While I was in school in Pakistan, I ran away from home. Fed up,
I suppose, by the shackles placed on me by my well-meaning, but
suffocating parents. I also suspect, looking back now with all the
maturity and experience of my twenty years, that it might have been some
sort of adolescent ritual I needed to go through. Most of all, however, I
wanted to experience independence, impossible here. I wanted to be free
of all restraints, to think and do as I would. So, with some cash,
ideals, and the still strong optimism of youth, I set out to carve my own
niche, utterly free.
I vividly remember the first and only day I was free. It was,
admittedly at first, exhilarating as I traveled to areas of the city I had
never seen before, nor since. Tower, Mahmoodabad, Baloch Colony, Jacob's
Line... I became enthralled by the wild sites, the
louder sounds, the more exotic scents. Humanity was stripped of
pretension, and knew its place, its purpose, its meaning. Sisyphus on a
grand Islamic scale.
The initial joy, however, was fleeting, an illusion crafted by the sun,
I'm sure. Soon, dark, naked children gathered around me, khakis and shoes
smacking, to my embarrassment, of prosperity. The stench of poverty, was
real,unfiltered, emanating from the open sewers, over which, now, a dark, naked
child smiles, squats. The heat was more pronounced in this place,
combining with the stench, the dust, the despair to create an atmosphere
more oppressive than any regime could hope to be. As night grew closer I
became weary, not knowing what I should attempt next, and fearful of what
a Karachi night could do to one with some cash in hand. Before midnight,
I returned home, defeated. I remember , vividly , the a major reason I
decided to reenter the shackles.
I realized that I would not be able to sleep without
air-conditioning.
On that day, my illusion of independence was laid bare, as the
heat became a mirror of the kind the Hesse's Steppenwolf is thrust in
front of. Like Haller, I saw, "...the reflection of an uneasy
self-tormented, inwardly laboring and seething being." Like Haller, I
shuddered when faced with my inability to handle independence...or
loneliness, as Haller would call it. And so I returned home to sleep in
chilling comfort, the heat far displaced, my illusions returned as I
plotted my next great escape to take place in what passes around here for
cool weather, my existence content in the shackles.

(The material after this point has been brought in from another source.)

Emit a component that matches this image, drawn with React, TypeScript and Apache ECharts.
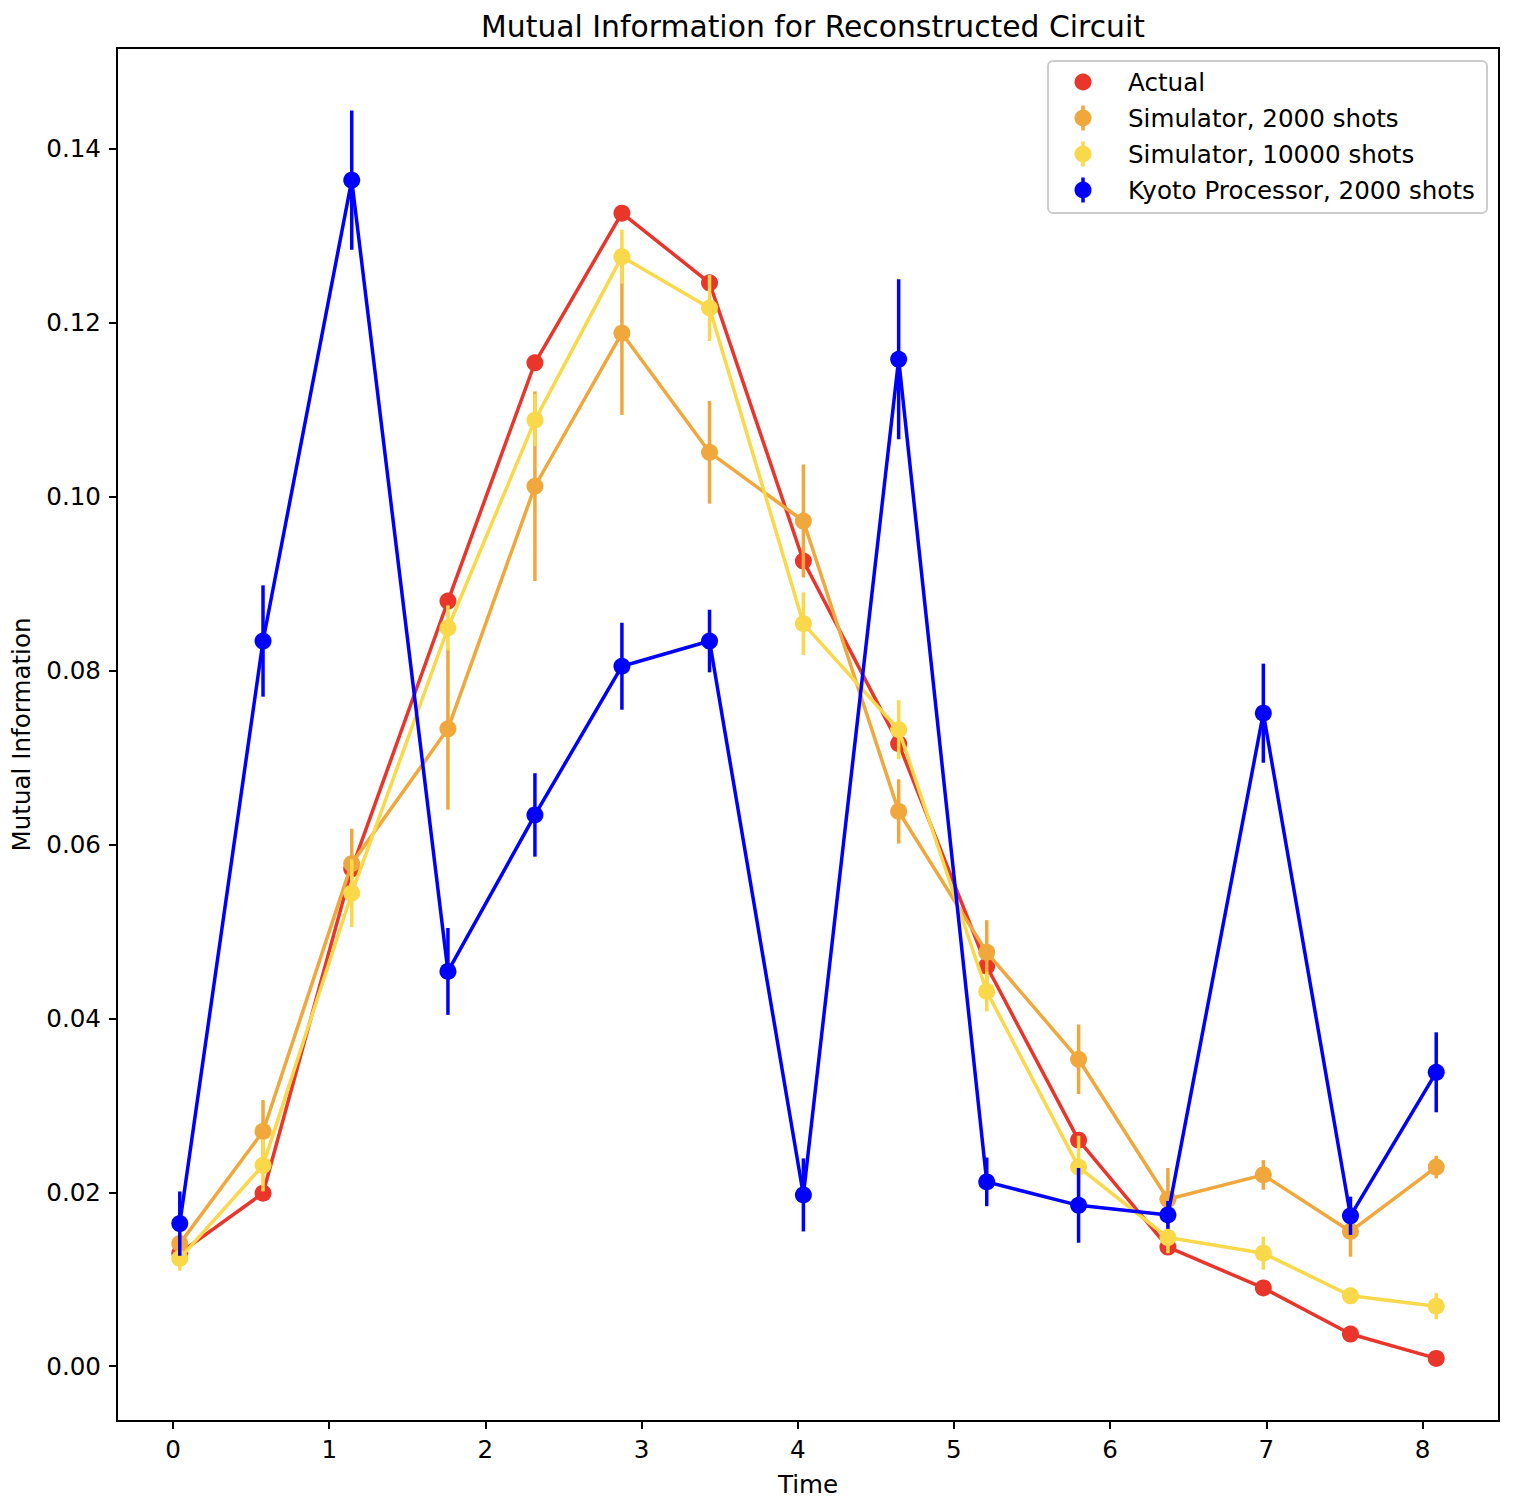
import React, { useEffect, useRef } from "react";
import * as echarts from "echarts";

const times = [0.043, 0.576, 1.144, 1.76, 2.317, 2.874, 3.435, 4.036, 4.646, 5.21, 5.798, 6.37, 6.981, 7.539, 8.088];

const actual = [0.013, 0.0199, 0.0572, 0.088, 0.1154, 0.1326, 0.1246, 0.0926, 0.0716, 0.046, 0.026, 0.0137, 0.009, 0.0037, 0.0009];

const sim2000 = [0.0141, 0.027, 0.0578, 0.0733, 0.1012, 0.1188, 0.1051, 0.0972, 0.0638, 0.0476, 0.0353, 0.0192, 0.022, 0.0155, 0.0229];
const sim2000Err = [0.0012, 0.0036, 0.004, 0.0093, 0.0109, 0.0094, 0.0059, 0.0065, 0.0037, 0.0037, 0.004, 0.0036, 0.0017, 0.0029, 0.0013];

const sim10000 = [0.0124, 0.0231, 0.0544, 0.0849, 0.1088, 0.1276, 0.1217, 0.0854, 0.0732, 0.0431, 0.0229, 0.0148, 0.013, 0.0081, 0.0069];
const sim10000Err = [0.0014, 0.003, 0.0039, 0.0026, 0.003, 0.0031, 0.0038, 0.0036, 0.0034, 0.0023, 0.0036, 0.0018, 0.0019, 0.0008, 0.0015];

const kyoto = [0.0164, 0.0834, 0.1364, 0.0454, 0.0634, 0.0805, 0.0834, 0.0197, 0.1158, 0.0212, 0.0185, 0.0174, 0.0751, 0.0173, 0.0338];
const kyotoErr = [0.0037, 0.0064, 0.008, 0.005, 0.0048, 0.005, 0.0036, 0.0042, 0.0092, 0.0028, 0.0043, 0.0016, 0.0057, 0.0022, 0.0046];

const xTicks = [0, 1, 2, 3, 4, 5, 6, 7, 8];
const yTicks = [0, 0.02, 0.04, 0.06, 0.08, 0.1, 0.12, 0.14];

const legendLabels = ["Actual", "Simulator, 2000 shots", "Simulator, 10000 shots", "Kyoto Processor, 2000 shots"];

const RED = "#e9352a";
const ORANGE = "#f0a73c";
const YELLOW = "#f9d84a";
const BLUE = "#0000ff";

const FONT = "DejaVu Sans";
const FS = 24.6;
const LW = 3.5;

function lineSeries(name: string, vals: number[], color: string, z: number) {
  return {
    type: "line",
    name,
    z,
    silent: true,
    data: times.map((t, i) => [t, vals[i]]),
    symbol: "circle",
    symbolSize: 17,
    showSymbol: true,
    lineStyle: { color, width: LW },
    itemStyle: { color },
  };
}

function errSeries(name: string, vals: number[], errs: number[], color: string, z: number) {
  return {
    type: "custom",
    name: name + " err",
    z,
    silent: true,
    clip: false,
    data: times.map((t, i) => [t, vals[i], errs[i]]),
    encode: { x: 0, y: 1 },
    renderItem: (_params: any, api: any) => {
      const x = api.value(0);
      const y = api.value(1);
      const e = api.value(2);
      const a = api.coord([x, y - e]);
      const b = api.coord([x, y + e]);
      return {
        type: "line",
        shape: { x1: a[0], y1: a[1], x2: b[0], y2: b[1] },
        style: { stroke: color, lineWidth: LW },
      };
    },
  };
}

export default function App() {
  const ref = useRef<HTMLDivElement>(null);

  useEffect(() => {
    const chart = echarts.init(ref.current!, null, { renderer: "svg" });

    const legendColors = [RED, ORANGE, YELLOW, BLUE];
    const rowY = [82, 118, 154, 190];
    const legendEls: any[] = [
      {
        type: "rect",
        shape: { x: 1048, y: 61, width: 439, height: 152, r: 5 },
        style: { fill: "rgba(255,255,255,0.8)", stroke: "#cccccc", lineWidth: 2 },
        z: 100,
      },
    ];
    legendLabels.forEach((lab, i) => {
      if (i > 0) {
        legendEls.push({
          type: "line",
          shape: { x1: 1083, y1: rowY[i] - 12.5, x2: 1083, y2: rowY[i] + 12.5 },
          style: { stroke: legendColors[i], lineWidth: LW },
          z: 101,
        });
      }
      legendEls.push({
        type: "circle",
        shape: { cx: 1083, cy: rowY[i], r: 8.5 },
        style: { fill: legendColors[i] },
        z: 102,
      });
      legendEls.push({
        type: "text",
        x: 1128,
        y: rowY[i],
        style: {
          text: lab,
          fontSize: FS,
          fontFamily: FONT,
          fill: "#000",
          verticalAlign: "middle",
          align: "left",
        },
        z: 102,
      });
    });

    const option: any = {
      animation: false,
      backgroundColor: "#ffffff",
      title: {
        text: "Mutual Information for Reconstructed Circuit",
        left: 808,
        top: 6,
        textAlign: "center",
        textStyle: { fontSize: 29.8, fontWeight: "normal", fontFamily: FONT, color: "#000" },
      },
      grid: {
        left: 117,
        top: 48,
        width: 1382,
        height: 1373,
        show: true,
        borderColor: "#000",
        borderWidth: 2,
        backgroundColor: "transparent",
      },
      xAxis: {
        type: "value",
        min: -0.359,
        max: 8.49,
        name: "Time",
        nameLocation: "middle",
        nameGap: 51,
        nameTextStyle: { fontSize: FS, fontFamily: FONT, color: "#000" },
        splitLine: { show: false },
        axisLine: { show: true, onZero: false, lineStyle: { color: "#000", width: 2 } },
        axisTick: { show: true, customValues: xTicks, length: 8, lineStyle: { color: "#000", width: 2 } },
        axisLabel: {
          customValues: xTicks,
          fontSize: FS,
          fontFamily: FONT,
          color: "#000",
          margin: 16,
          formatter: (v: number) => String(v),
        },
      },
      yAxis: {
        type: "value",
        min: -0.0063,
        max: 0.1516,
        name: "Mutual Information",
        nameLocation: "middle",
        nameGap: 83,
        nameTextStyle: { fontSize: FS, fontFamily: FONT, color: "#000" },
        splitLine: { show: false },
        axisLine: { show: true, onZero: false, lineStyle: { color: "#000", width: 2 } },
        axisTick: { show: true, customValues: yTicks, length: 8, lineStyle: { color: "#000", width: 2 } },
        axisLabel: {
          customValues: yTicks,
          fontSize: FS,
          fontFamily: FONT,
          color: "#000",
          margin: 16,
          formatter: (v: number) => v.toFixed(2),
        },
      },
      series: [
        lineSeries("Actual", actual, RED, 2),
        errSeries("Simulator, 2000 shots", sim2000, sim2000Err, ORANGE, 3),
        lineSeries("Simulator, 2000 shots", sim2000, ORANGE, 4),
        errSeries("Simulator, 10000 shots", sim10000, sim10000Err, YELLOW, 5),
        lineSeries("Simulator, 10000 shots", sim10000, YELLOW, 6),
        errSeries("Kyoto Processor, 2000 shots", kyoto, kyotoErr, BLUE, 7),
        lineSeries("Kyoto Processor, 2000 shots", kyoto, BLUE, 8),
      ],
      graphic: legendEls,
    };

    chart.setOption(option);
    return () => chart.dispose();
  }, []);

  return (
    <div
      ref={ref}
      style={{ position: "absolute", left: 0, top: 0, width: 1530, height: 1504 }}
    />
  );
}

A year removed from my brief escapade, the days became much
warmer than usual, which, as you may well imagine, meant it was remarkably
hot. The sun had grown, Im sure, and swallowed the rest of the world; my
city, my street, my house, were all that was left. I awoke one bright,
too bright morning in a frantic sweat. I knew that various reports had
deemed beforehand that this day would be on of the hottest in Karachi
history. I awoke resenting my parents, who lured me into what was
basically, at least as far as the atmosphere went, hell, and who indeed acted as hell's gate-keepers. I
awoke resenting myself for allowing them to lure me into hell, but it
wasn't their fault, you see, it was the sun.
The sun cast a hazy spell over the city, causing its inhabitants
to move as if in slow-motion. My recollections of this day are painted
onto my mind by an impressionist, as I recall the images of that day, but
can not recall their forms. Slowly they marched, these pliant and
malleable images, through my realm of perception, cursing, sweating,
existing but not quite.
As I wandered onto the street, the autos and men and landscape and
sky and ground all seamlessly and rhythmically became one under the sun's
strange spell. I, who once broke through shackles to assert my
individuality, embraced the heat as unifier, my fate finally beaten into
me, as it had been beaten into the masses, and, indeed, into the earth
itself. Reality came forth, hideous, illusion a leaf, small, tiny,
floating so slowly to the ground. I saw it.